Comment 21 Don Domingo 2008-03-19 00:54:24 UTC
minor release note revision as per BZ#438030:

<quote>
Executing kdump on an IBM Bladecenter QS21 or QS22 configured with NFS root will
fail. To avoid this, specify an NFS dump target in /etc/kdump.conf.
</quote>

please advise if any further revisions are required. thanks!

Comment 22 omar 2008-03-19 07:00:28 UTC
But It didn't work for me as I said in Comment#19

Comment 23 Neil Horman 2008-03-19 11:37:48 UTC
What you encountered in comment 19 was  a different problem, one which IBM is
investigating.  The RHEL5 kernel was booting as of kernel release -65.el5, but
stopped again sometime between -65.el5 and -84.el5.  IIRC IBM is bisecting to
determine the release in which it initially (re)-broke.  If you try to boot with
kernel -65.el5 and use the config suggested by Don's release note, then all
should work quite well

Comment 24 Don Domingo 2008-04-02 02:12:06 UTC
Hi,
the RHEL5.2 release notes will be dropped to translation on April 15, 2008, at
which point no further additions or revisions will be entertained.

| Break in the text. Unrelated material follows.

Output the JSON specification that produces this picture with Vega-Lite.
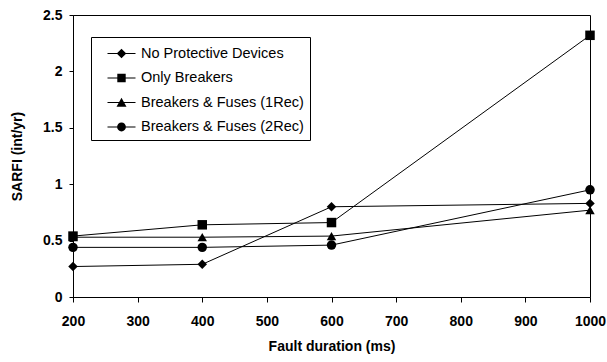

a mockup of the RHEL5.2 release notes can be viewed at the following link:
http://intranet.corp.redhat.com/ic/intranet/RHEL5u2relnotesmockup.html

please use the aforementioned link to verify if your bugzilla is already in the
release notes (if it needs to be). each item in the release notes contains a
link to its original bug; as such, you can search through the release notes by
bug number.

Cheers,
Don

Comment 25 Ryan Lerch 2008-08-08 01:00:10 UTC
Tracking this bug for the Red Hat Enterprise Linux 5.3 Release Notes. 

This Release Note is currently located in the Known Issues section.

Comment 26 Ryan Lerch 2008-08-08 01:00:10 UTC
Release note added. If any revisions are required, please set the 
"requires_release_notes" flag to "?" and edit the "Release Notes" field accordingly.
All revisions will be proofread by the Engineering Content Services team.